* Begin *

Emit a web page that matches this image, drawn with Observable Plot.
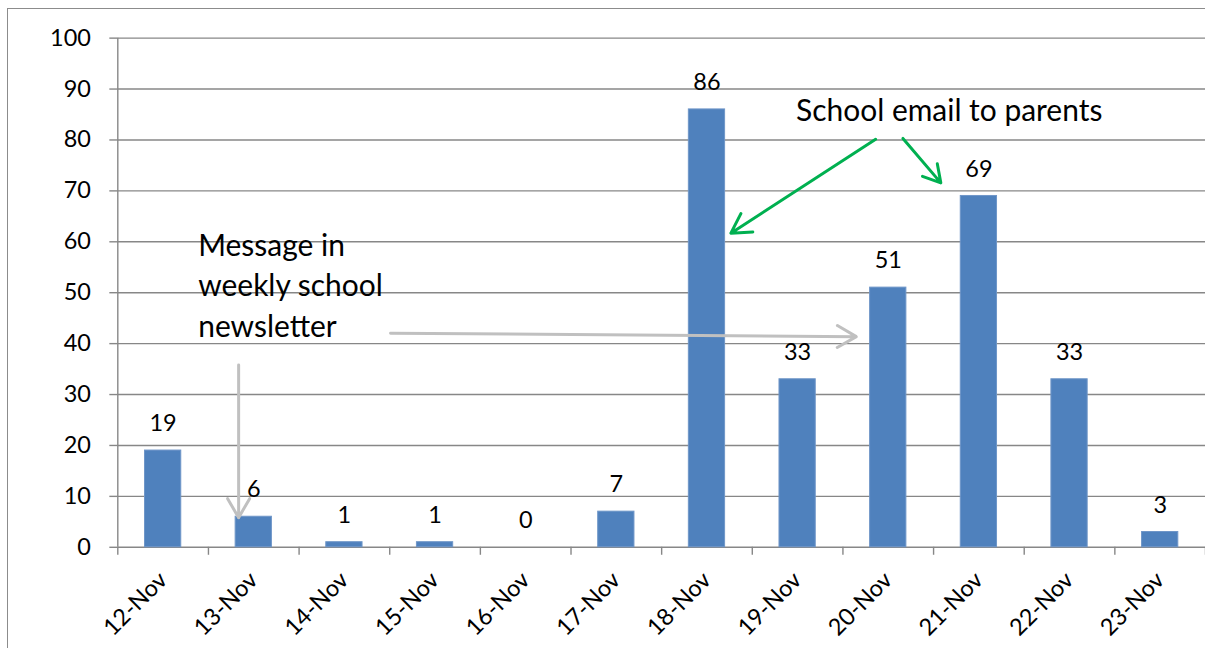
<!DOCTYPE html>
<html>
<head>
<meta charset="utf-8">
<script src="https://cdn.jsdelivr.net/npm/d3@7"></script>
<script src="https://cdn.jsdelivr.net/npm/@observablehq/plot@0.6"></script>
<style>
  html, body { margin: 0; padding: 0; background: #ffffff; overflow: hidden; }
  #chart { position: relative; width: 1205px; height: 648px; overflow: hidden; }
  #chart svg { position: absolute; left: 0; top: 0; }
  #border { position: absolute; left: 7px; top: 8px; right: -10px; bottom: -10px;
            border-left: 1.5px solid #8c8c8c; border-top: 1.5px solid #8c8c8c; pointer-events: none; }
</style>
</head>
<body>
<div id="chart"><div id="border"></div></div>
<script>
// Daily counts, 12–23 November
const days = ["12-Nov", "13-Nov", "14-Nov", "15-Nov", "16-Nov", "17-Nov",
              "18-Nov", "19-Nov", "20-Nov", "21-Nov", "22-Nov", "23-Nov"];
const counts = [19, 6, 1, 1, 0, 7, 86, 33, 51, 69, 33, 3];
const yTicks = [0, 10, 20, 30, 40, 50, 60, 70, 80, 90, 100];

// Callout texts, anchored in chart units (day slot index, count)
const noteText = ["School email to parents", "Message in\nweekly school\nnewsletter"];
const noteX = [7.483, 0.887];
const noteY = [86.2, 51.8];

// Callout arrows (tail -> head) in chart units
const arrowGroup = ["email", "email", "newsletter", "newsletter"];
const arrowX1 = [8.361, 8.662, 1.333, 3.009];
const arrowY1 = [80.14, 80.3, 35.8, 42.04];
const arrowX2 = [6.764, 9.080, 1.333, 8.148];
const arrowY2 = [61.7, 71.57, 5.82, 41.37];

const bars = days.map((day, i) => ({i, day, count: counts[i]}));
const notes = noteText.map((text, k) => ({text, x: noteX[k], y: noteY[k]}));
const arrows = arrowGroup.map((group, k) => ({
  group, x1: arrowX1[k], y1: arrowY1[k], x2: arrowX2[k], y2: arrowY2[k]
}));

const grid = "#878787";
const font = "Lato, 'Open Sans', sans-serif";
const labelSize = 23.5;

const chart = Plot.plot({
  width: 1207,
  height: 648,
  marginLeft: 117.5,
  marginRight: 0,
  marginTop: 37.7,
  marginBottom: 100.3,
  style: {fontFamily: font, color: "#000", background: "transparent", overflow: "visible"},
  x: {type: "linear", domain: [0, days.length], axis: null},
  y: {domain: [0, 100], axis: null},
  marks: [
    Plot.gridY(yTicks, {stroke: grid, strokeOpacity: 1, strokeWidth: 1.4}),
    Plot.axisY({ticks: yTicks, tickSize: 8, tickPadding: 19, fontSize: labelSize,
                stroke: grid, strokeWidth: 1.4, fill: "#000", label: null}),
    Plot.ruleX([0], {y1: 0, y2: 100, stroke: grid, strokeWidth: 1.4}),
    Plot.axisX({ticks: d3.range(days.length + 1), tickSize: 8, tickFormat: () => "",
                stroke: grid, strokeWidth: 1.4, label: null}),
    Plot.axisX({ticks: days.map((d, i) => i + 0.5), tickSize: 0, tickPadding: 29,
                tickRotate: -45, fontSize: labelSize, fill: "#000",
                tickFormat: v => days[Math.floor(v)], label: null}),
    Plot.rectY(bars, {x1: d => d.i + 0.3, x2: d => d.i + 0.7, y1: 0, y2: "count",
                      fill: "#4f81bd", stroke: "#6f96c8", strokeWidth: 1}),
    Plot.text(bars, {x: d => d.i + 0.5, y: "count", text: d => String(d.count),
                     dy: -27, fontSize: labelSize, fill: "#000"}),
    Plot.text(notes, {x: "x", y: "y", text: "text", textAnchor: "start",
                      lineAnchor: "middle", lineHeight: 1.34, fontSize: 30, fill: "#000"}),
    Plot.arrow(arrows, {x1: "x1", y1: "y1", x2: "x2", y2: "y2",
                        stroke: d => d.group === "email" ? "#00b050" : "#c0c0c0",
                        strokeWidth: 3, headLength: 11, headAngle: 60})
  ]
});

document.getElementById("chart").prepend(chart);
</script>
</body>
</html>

* End *

(TASK):
Reproduce the material in full, word for word, and omit the pictures.

(TASK ANSWER):
Emit a web page that matches this image, drawn with Observable Plot.
<!DOCTYPE html>
<html>
<head>
<meta charset="utf-8">
<script src="https://cdn.jsdelivr.net/npm/d3@7"></script>
<script src="https://cdn.jsdelivr.net/npm/@observablehq/plot@0.6"></script>
<style>
  html, body { margin: 0; padding: 0; background: #ffffff; overflow: hidden; }
  #chart { position: relative; width: 1205px; height: 648px; overflow: hidden; }
  #chart svg { position: absolute; left: 0; top: 0; }
  #border { position: absolute; left: 7px; top: 8px; right: -10px; bottom: -10px;
            border-left: 1.5px solid #8c8c8c; border-top: 1.5px solid #8c8c8c; pointer-events: none; }
</style>
</head>
<body>
<div id="chart"><div id="border"></div></div>
<script>
// Daily counts, 12–23 November
const days = ["12-Nov", "13-Nov", "14-Nov", "15-Nov", "16-Nov", "17-Nov",
              "18-Nov", "19-Nov", "20-Nov", "21-Nov", "22-Nov", "23-Nov"];
const counts = [19, 6, 1, 1, 0, 7, 86, 33, 51, 69, 33, 3];
const yTicks = [0, 10, 20, 30, 40, 50, 60, 70, 80, 90, 100];

// Callout texts, anchored in chart units (day slot index, count)
const noteText = ["School email to parents", "Message in\nweekly school\nnewsletter"];
const noteX = [7.483, 0.887];
const noteY = [86.2, 51.8];

// Callout arrows (tail -> head) in chart units
const arrowGroup = ["email", "email", "newsletter", "newsletter"];
const arrowX1 = [8.361, 8.662, 1.333, 3.009];
const arrowY1 = [80.14, 80.3, 35.8, 42.04];
const arrowX2 = [6.764, 9.080, 1.333, 8.148];
const arrowY2 = [61.7, 71.57, 5.82, 41.37];

const bars = days.map((day, i) => ({i, day, count: counts[i]}));
const notes = noteText.map((text, k) => ({text, x: noteX[k], y: noteY[k]}));
const arrows = arrowGroup.map((group, k) => ({
  group, x1: arrowX1[k], y1: arrowY1[k], x2: arrowX2[k], y2: arrowY2[k]
}));

const grid = "#878787";
const font = "Lato, 'Open Sans', sans-serif";
const labelSize = 23.5;

const chart = Plot.plot({
  width: 1207,
  height: 648,
  marginLeft: 117.5,
  marginRight: 0,
  marginTop: 37.7,
  marginBottom: 100.3,
  style: {fontFamily: font, color: "#000", background: "transparent", overflow: "visible"},
  x: {type: "linear", domain: [0, days.length], axis: null},
  y: {domain: [0, 100], axis: null},
  marks: [
    Plot.gridY(yTicks, {stroke: grid, strokeOpacity: 1, strokeWidth: 1.4}),
    Plot.axisY({ticks: yTicks, tickSize: 8, tickPadding: 19, fontSize: labelSize,
                stroke: grid, strokeWidth: 1.4, fill: "#000", label: null}),
    Plot.ruleX([0], {y1: 0, y2: 100, stroke: grid, strokeWidth: 1.4}),
    Plot.axisX({ticks: d3.range(days.length + 1), tickSize: 8, tickFormat: () => "",
                stroke: grid, strokeWidth: 1.4, label: null}),
    Plot.axisX({ticks: days.map((d, i) => i + 0.5), tickSize: 0, tickPadding: 29,
                tickRotate: -45, fontSize: labelSize, fill: "#000",
                tickFormat: v => days[Math.floor(v)], label: null}),
    Plot.rectY(bars, {x1: d => d.i + 0.3, x2: d => d.i + 0.7, y1: 0, y2: "count",
                      fill: "#4f81bd", stroke: "#6f96c8", strokeWidth: 1}),
    Plot.text(bars, {x: d => d.i + 0.5, y: "count", text: d => String(d.count),
                     dy: -27, fontSize: labelSize, fill: "#000"}),
    Plot.text(notes, {x: "x", y: "y", text: "text", textAnchor: "start",
                      lineAnchor: "middle", lineHeight: 1.34, fontSize: 30, fill: "#000"}),
    Plot.arrow(arrows, {x1: "x1", y1: "y1", x2: "x2", y2: "y2",
                        stroke: d => d.group === "email" ? "#00b050" : "#c0c0c0",
                        strokeWidth: 3, headLength: 11, headAngle: 60})
  ]
});

document.getElementById("chart").prepend(chart);
</script>
</body>
</html>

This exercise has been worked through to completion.